URL Hijacking

URL hijacking is a process in which a website is falsely removed from the results of a search engine and replaced by another webpage that links to the remote page.

Banishment from the SERPs is based on a misunderstanding between a search engine and the affected website due to multiple redirects. Consequences of URL hijacking can be fatal. The website will not appear in any search results and cannot reach any users via the search engine.


Permanent and temporary redirects[edit]

There are different options to forward a specific URL on the Internet. Each form of redirecting pursues a different goal.

The following are the most common:

1. Permanent redirect to the correct domain in case of typographical errors (googel.com -> google.com)

2. Permanent redirect to the correct address of the main page (ryte.com-> forwarding to the main page)

3. Permanent redirect when content gets a new filename (/startpage.html -> /index.html)

4. Temporary redirects, if content is temporarily located under another address, but in the future, will again be under that or a completely new address

Http Status Codes were defined for temporary and permanent redirects. For example, 301 is used for permanent and 302 for temporary redirects. The search engines are generally based on the HTTP standards. This results in the following problems.

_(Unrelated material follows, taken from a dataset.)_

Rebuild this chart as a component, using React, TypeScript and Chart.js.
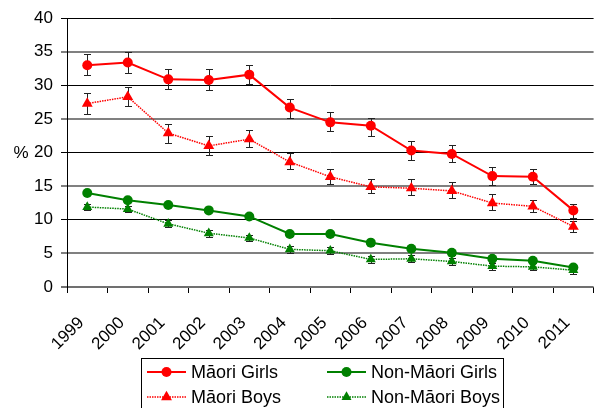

If you temporarily forward from address 1 to address 2, search engines will assume that the searched content is currently to be found at address 2 and will be available again in the future on address 1. Therefore, address 1 will be recorded in the index whereas address 2 is removed or is not recorded at all.

The problem occurs if the temporary address change does not correspond to the desired result. Since search engines do not recognize either the type of the website or the wrong type of redirect, they assume that the content of address 2 will soon be found under address 1 again.


Websites that are registered in Web catalogs are often affected by URL hijacking. Because the target URL is often dynamically integrated into the existing URL with PHP, this creates redirects:


Because of this redirect the search engine can no longer decide which of the two URLs is the “correct” one.

Google and other search engines then replace the actual source page with the hit in the web catalog.


An additional HTTP status code was introduced. Temporary redirects, whereby the old URL remains valid, is indicated with 307. Web site operators can also contact the search engine and request re-indexing as soon as URL hijacking can be proven.

Relevance to SEO[edit]

URL hijacking is caused by a misinterpretation of 302 redirects, mainly by Google bots. This misinterpretation can be used by Black Hat SEOs to move their own websites to the top positions on the SERP by taking advantage of this bug. However, this would neither be a recommendable SEO strategy nor long-term optimization. Actually, intentional URL hijacking can be considered a ​​criminal act.

If you want to protect your website as a search engine optimizer, you should pay attention to redirects, which can be found on the respective websites and regularly monitor the Ranking of its keywords. It is recommended to dispense with 302-redirects and instead to execute a 301-redirect. If a domain disappears from the index, it may not always be a penalty, but may be the result of URL hijacking.